The report reinforces the Infusion Access Foundation’s concerns that UPLs will lead to higher patient costs and reduced access to critical treatments. Despite the concerns raised by patient and provider groups, legislative momentum around PDABs continues to grow. Aside from Virginia, lawmakers in eight states (Georgia, Illinois, Iowa, Kansas, Massachusetts, Michigan, Pennsylvania, and West Virginia) have introduced bills to create their PDABs, some with the authority to set UPLs. Meanwhile, three states (Arizona, Nevada, and Rhode Island) have introduced bills setting drug prices at the Maximum Fair Price (MFP) outlined by the federal Medicare Drug Price Negotiation Program (MDPNP), which can be thought of as essentially a UPL for the Medicare program.

What can we do?
Fortunately, there are several alternatives to UPLs that PDABs can consider to improve patient affordability more effectively.
One such approach is to rein in the practices of pharmacy benefit managers (PBMs), third-party entities hired by health plans to administer prescription drug benefits. PBMs typically negotiate rebates with drug manufacturers in exchange for favorable placement on a health plan’s formulary, the list of drugs covered for enrollees. However, PBMs often retain a percentage of these rebates as a fee, creating a perverse incentive to prioritize higher-cost drugs with more significant rebate potential. This dynamic, in turn, puts pressure on manufacturers to factor in the rebate in a drug’s list price to ensure competitive placement. Two potential solutions to realign these incentives include requiring PBMs to pass through 100% of negotiated rebates to patients, or “delinking” PBM compensation from a drug’s list price. Both reforms could help lower costs while improving transparency and accountability.

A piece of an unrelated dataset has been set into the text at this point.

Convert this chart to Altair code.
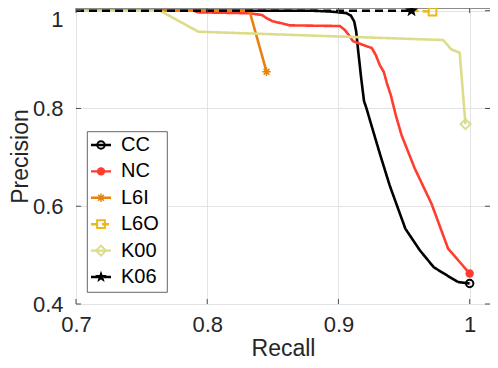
import math
import altair as alt
import pandas as pd

# ---------------- data ----------------
names = ["CC", "NC", "L6I", "L6O", "K00", "K06"]
colors = ["#000000", "#FF3D2E", "#E8820C", "#EBB81A", "#DCDC8A", "#000000"]

cc_recall = [0.70, 0.88, 0.895, 0.906, 0.9095, 0.912, 0.9135, 0.915, 0.9172, 0.9195,
             0.9214, 0.924, 0.9315, 0.939, 0.951, 0.962, 0.9727, 0.991, 1.0]
cc_prec = [1.0, 1.0, 0.998, 0.995, 0.99, 0.978, 0.958, 0.919, 0.865, 0.815,
           0.80, 0.776, 0.708, 0.643, 0.554, 0.51, 0.475, 0.445, 0.442]

nc_recall = [0.70, 0.79, 0.7929, 0.8325, 0.8417, 0.8439, 0.8493, 0.863, 0.9011, 0.9049,
             0.9079, 0.911, 0.9148, 0.9254, 0.9285, 0.9315, 0.9346, 0.9369, 0.9399,
             0.9437, 0.9481, 0.9582, 0.9709, 0.9836, 1.0]
nc_prec = [1.0, 1.0, 0.9967, 0.9947, 0.9912, 0.9871, 0.9789, 0.970, 0.9686, 0.9605,
           0.9502, 0.9379, 0.9338, 0.9236, 0.9092, 0.8887, 0.8744, 0.8518, 0.8273,
           0.7863, 0.7453, 0.677, 0.6053, 0.5131, 0.4625]

l6i_recall = [0.70, 0.831, 0.8325, 0.8452]
l6i_prec = [1.0, 1.0, 0.997, 0.875]

l6o_recall = [0.9557, 0.9717]
l6o_prec = [1.0, 0.998]

k00_recall = [0.70, 0.764, 0.7932, 0.9798, 0.9821, 0.986, 0.9924, 0.9968]
k00_prec = [1.0, 1.0, 0.957, 0.940, 0.933, 0.921, 0.914, 0.768]

k06_recall = [0.70, 0.9557]
k06_prec = [1.0, 1.0]

x_ticks = [0.7, 0.8, 0.9, 1.0]
y_ticks = [0.4, 0.6, 0.8, 1.0]

series = {
    "CC": (cc_recall, cc_prec),
    "NC": (nc_recall, nc_prec),
    "L6I": (l6i_recall, l6i_prec),
    "L6O": (l6o_recall, l6o_prec),
    "K00": (k00_recall, k00_prec),
    "K06": (k06_recall, k06_prec),
}

# ---------------- styles ----------------
W, H = 414, 296
FONT = "Liberation Sans"
TXT = "#262626"

star_pts = []
for k in range(10):
    r = 1.0 if k % 2 == 0 else 0.42
    a = math.radians(-90 + 36 * k)
    star_pts.append(f"{r * math.cos(a):.3f},{r * math.sin(a):.3f}")
STAR = "M" + "L".join(star_pts) + "Z"
ASTER = "M-1,0L1,0M0,-1L0,1M-0.7,-0.7L0.7,0.7M-0.7,0.7L0.7,-0.7"

style = {
    "CC": dict(dash=[1, 0], shape="circle", filled=False, size=55, sw=2),
    "NC": dict(dash=[1, 0], shape="circle", filled=True, size=70, sw=2),
    "L6I": dict(dash=[1, 0], shape=ASTER, filled=False, size=70, sw=1.5),
    "L6O": dict(dash=[7, 4], shape="square", filled=False, size=60, sw=2),
    "K00": dict(dash=[1, 0], shape="diamond", filled=False, size=100, sw=2),
    "K06": dict(dash=[8, 5], shape=STAR, filled=True, size=190, sw=1),
}

xs = alt.Scale(domain=[0.7, 1.0155], nice=False, zero=False)
ys = alt.Scale(domain=[0.4, 1.0055], nice=False, zero=False)

x_axis = alt.Axis(values=x_ticks, format="~g", title="Recall", grid=True, gridColor="#e3e3e3",
                  ticks=False, domain=False, labelPadding=10, labelFontSize=22,
                  labelFont=FONT, labelColor=TXT, labelFlush=False,
                  titleFont=FONT, titleFontSize=23, titleFontWeight="normal",
                  titleColor=TXT, titleBaseline="alphabetic", titleY=51)
y_axis = alt.Axis(values=y_ticks, format="~g", title="Precision", grid=True, gridColor="#e3e3e3",
                  ticks=False, domain=False, labelPadding=13, labelFontSize=22,
                  labelFont=FONT, labelColor=TXT, labelFlush=False,
                  labelOffset={"condition": {"test": "datum.value == 1", "value": 8.5}, "value": 0},
                  titleFont=FONT, titleFontSize=23, titleFontWeight="normal",
                  titleColor=TXT, titleBaseline="alphabetic", titleX=-49)


def X(field):
    return alt.X(field, scale=xs, axis=x_axis)


def Y(field):
    return alt.Y(field, scale=ys, axis=y_axis)


layers = []

for name, color in zip(names, colors):
    rec, prec = series[name]
    st = style[name]
    df = pd.DataFrame({"recall": rec, "precision": prec, "i": list(range(len(rec)))})
    layers.append(alt.Chart(df).mark_line(color=color, strokeWidth=2.6, strokeDash=st["dash"]).encode(
        x=X("recall:Q"), y=Y("precision:Q"), order=alt.Order("i:Q"),
    ))
    layers.append(alt.Chart(df.iloc[[-1]]).mark_point(
        shape=st["shape"], filled=st["filled"], size=st["size"],
        color=color, strokeWidth=st["sw"], opacity=1).encode(
        x=X("recall:Q"), y=Y("precision:Q"),
    ))

# inner tick marks (MATLAB style box ticks)
xt = pd.DataFrame({"t": x_ticks})
yt = pd.DataFrame({"t": y_ticks})
TCK = "#4d4d4d"
layers += [
    alt.Chart(xt).mark_rule(color=TCK, strokeWidth=1).encode(
        x=X("t:Q"), y=alt.value(H), y2=alt.value(H - 5)),
    alt.Chart(xt).mark_rule(color=TCK, strokeWidth=1).encode(
        x=X("t:Q"), y=alt.value(0), y2=alt.value(5)),
    alt.Chart(yt).mark_rule(color=TCK, strokeWidth=1).encode(
        y=Y("t:Q"), x=alt.value(0), x2=alt.value(5)),
    alt.Chart(yt).mark_rule(color=TCK, strokeWidth=1).encode(
        y=Y("t:Q"), x=alt.value(W), x2=alt.value(W - 5)),
]

# ---------------- legend (drawn box, MATLAB style) ----------------
layers.append(
    alt.Chart(pd.DataFrame({"k": [0]})).mark_rect(fill="white", stroke="#666666", strokeWidth=1).encode(
        x=alt.value(11.3), x2=alt.value(91.3), y=alt.value(123.7), y2=alt.value(284.3)))
for i, (name, color) in enumerate(zip(names, colors)):
    st = style[name]
    ldf = pd.DataFrame({"name": [name]})
    yv = alt.value(137 + i * 26.4)
    layers.append(alt.Chart(ldf).mark_rule(color=color, strokeWidth=2.4, strokeDash=st["dash"]).encode(
        x=alt.value(15), x2=alt.value(35), y=yv))
    layers.append(alt.Chart(ldf).mark_point(
        shape=st["shape"], filled=st["filled"],
        size=st["size"] * (0.8 if name == "K06" else 1.0),
        color=color, strokeWidth=st["sw"], opacity=1).encode(x=alt.value(25), y=yv))
    layers.append(alt.Chart(ldf).mark_text(
        align="left", baseline="middle", fontSize=20, font=FONT, color="#000000").encode(
        x=alt.value(45), y=yv, text="name:N"))

chart = alt.layer(*layers).properties(
    width=W, height=H,
    padding={"left": 68, "top": 0, "right": 0, "bottom": 56},
    autosize=alt.AutoSizeParams(type="none"),
).configure_view(stroke="#8c8c8c", strokeWidth=1)

chart.save("out.html", embed_options={"renderer": "svg", "actions": False})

Prohibiting health plan programs known as copay accumulators and maximizers is another solution to rising patient drug costs. A copay accumulator program is a policy implemented by an insurance company that allows a health plan to collect a patient’s copay assistance but does not count the assistance toward the patient’s deductible or out-of-pocket maximum. A copay maximizer program is a similar policy. Still, the maximum value of the copay assistance is evenly applied throughout the patient’s plan year, preventing the patient from reaching their deductible or out-of-pocket maximum that would require health plans to cover the rest of their costs. Each of these programs directly impacts the actual costs of drugs for patients and is ripe for reform. The “All Copays Count” movement has made great strides, enacting legislation banning these programs in nearly half of the US states.
A final, more systemic solution involves reforming utilization management by health plans, which is often a barrier to timely, appropriate care. Practices such as step therapy and non-medical switching can interfere with physician-recommended treatment plans, particularly for patients managing chronic conditions that require infusion therapies. When patients are forced to try and fail on treatments preferred by a health plan, the result can be disease flare-ups, avoidable hospitalizations, and ultimately higher costs across the healthcare system.
Tackling high drug costs is essential, but we must be careful not to solve one problem by creating others. PDABs might sound like a smart fix on paper, but when they set price caps without thinking through the ripple effects, patients and providers can end up paying the price. Instead of leaning on one-size-fits-all limits, there are better ways to make medications more affordable, like holding PBMs and health plans accountable and ensuring patient support helps patients. We need solutions that protect access and lower costs to improve healthcare for everyone.